Implementing a Regulatory Most Favored Nation Clause
Second, the SEC should introduce a regulatory most favored nation (MFN) clause to all securities sold through safe harbors used for private placements. This clause would mandate that if a company permits any resale of its securities, it must allow the resale of all its securities, provided the resale is otherwise legal. This would discourage selective liquidity and promote wider trading.
Requiring Limited Public Disclosures
Third, the SEC should require private companies with widely traded securities to make limited public disclosures regarding their operations and finances. This would provide investors with essential information without imposing the full disclosure burden on public companies.

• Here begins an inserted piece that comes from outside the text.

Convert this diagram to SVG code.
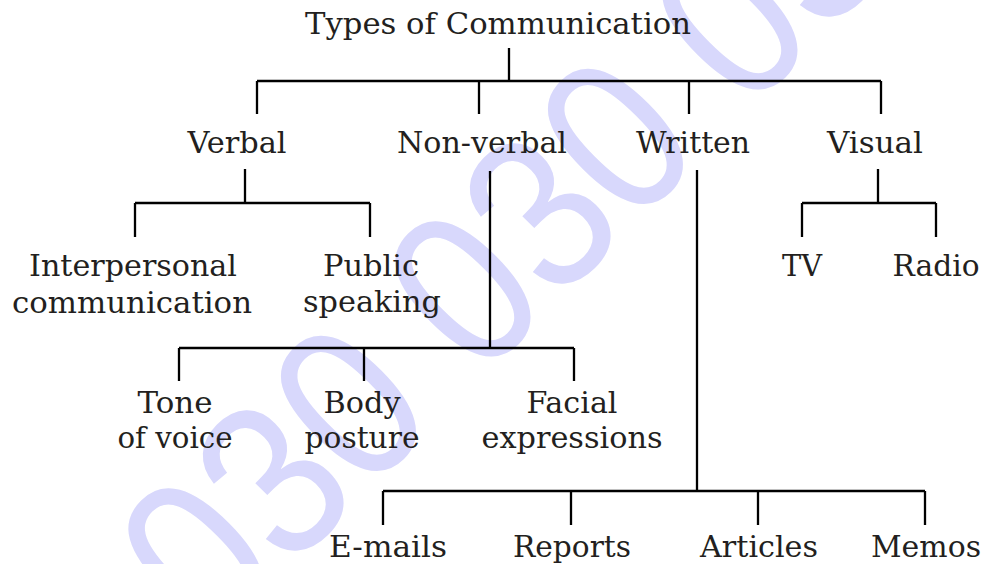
<svg xmlns="http://www.w3.org/2000/svg" width="983" height="564" viewBox="0 0 983 564">
<style>
.bg{fill:#ffffff}
.wm{font-family:"Liberation Sans",Arial,sans-serif;font-size:194px;fill:#d8d8fc}
.ln{stroke:#000000;stroke-width:2.3;fill:none;stroke-linecap:butt}
.t{font-family:"DejaVu Serif","Liberation Serif",serif;font-size:30px;fill:#231f20;text-anchor:middle}
</style>
<rect class="bg" x="0" y="0" width="983" height="564"/>
<g id="watermark">
<text class="wm" transform="translate(212,648) rotate(-45) scale(1,1.14)">030 030 030</text>
</g>
<g id="connectors">
<path class="ln" d="M509,48V81M257,81H881M257,81V114M479,81V114M689,81V114M881,81V114"/>
<path class="ln" d="M245,169V203M135,203H370M135,203V237M370,203V237"/>
<path class="ln" d="M878,169V203M802,203H936M802,203V237M936,203V237"/>
<path class="ln" d="M490,171V348M179,348H574M179,348V381M364,348V381M574,348V381"/>
<path class="ln" d="M697,170V491M383,491H925M383,491V525M571,491V525M758,491V525M925,491V525"/>
</g>
<g id="node-root"><text class="t" x="498" y="34" textLength="386" lengthAdjust="spacingAndGlyphs">Types of Communication</text></g>
<g id="node-verbal"><text class="t" x="237" y="153" textLength="99" lengthAdjust="spacingAndGlyphs">Verbal</text></g>
<g id="node-nonverbal"><text class="t" x="482" y="153" textLength="170" lengthAdjust="spacingAndGlyphs">Non-verbal</text></g>
<g id="node-written"><text class="t" x="693" y="153" textLength="114" lengthAdjust="spacingAndGlyphs">Written</text></g>
<g id="node-visual"><text class="t" x="875" y="153" textLength="96" lengthAdjust="spacingAndGlyphs">Visual</text></g>
<g id="node-interpersonal"><text class="t" x="133" y="276" textLength="208" lengthAdjust="spacingAndGlyphs">Interpersonal</text><text class="t" x="132" y="313" textLength="240" lengthAdjust="spacingAndGlyphs">communication</text></g>
<g id="node-public"><text class="t" x="371" y="276" textLength="96" lengthAdjust="spacingAndGlyphs">Public</text><text class="t" x="372" y="312" textLength="138" lengthAdjust="spacingAndGlyphs">speaking</text></g>
<g id="node-tv"><text class="t" x="802" y="276" textLength="40" lengthAdjust="spacingAndGlyphs">TV</text></g>
<g id="node-radio"><text class="t" x="936" y="276" textLength="87" lengthAdjust="spacingAndGlyphs">Radio</text></g>
<g id="node-tone"><text class="t" x="175" y="413" textLength="75" lengthAdjust="spacingAndGlyphs">Tone</text><text class="t" x="175" y="448" textLength="115" lengthAdjust="spacingAndGlyphs">of voice</text></g>
<g id="node-body"><text class="t" x="362" y="413" textLength="77" lengthAdjust="spacingAndGlyphs">Body</text><text class="t" x="362" y="448" textLength="115" lengthAdjust="spacingAndGlyphs">posture</text></g>
<g id="node-facial"><text class="t" x="572" y="413" textLength="91" lengthAdjust="spacingAndGlyphs">Facial</text><text class="t" x="572" y="448" textLength="181" lengthAdjust="spacingAndGlyphs">expressions</text></g>
<g id="node-emails"><text class="t" x="388" y="557" textLength="118" lengthAdjust="spacingAndGlyphs">E-mails</text></g>
<g id="node-reports"><text class="t" x="572" y="557" textLength="118" lengthAdjust="spacingAndGlyphs">Reports</text></g>
<g id="node-articles"><text class="t" x="759" y="557" textLength="118" lengthAdjust="spacingAndGlyphs">Articles</text></g>
<g id="node-memos"><text class="t" x="926" y="557" textLength="110" lengthAdjust="spacingAndGlyphs">Memos</text></g>
</svg>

The Benefits of Increased Transparency
These reforms would establish a robust market for trading unicorn stock among accredited investors, likely prompting most large, private companies to allow trading. This would attract short sellers, analysts, and financial journalists, enhancing scrutiny and deterring misconduct. The limited disclosure requirement, coupled with investor accreditation, would protect investors.
Addressing misconduct requires strengthening the incentives for detection, not simply increasing penalties. While Holmes faces a substantial prison sentence, the key issue is ensuring that wrongdoing is exposed. Creating a trading market incentivizes faster detection.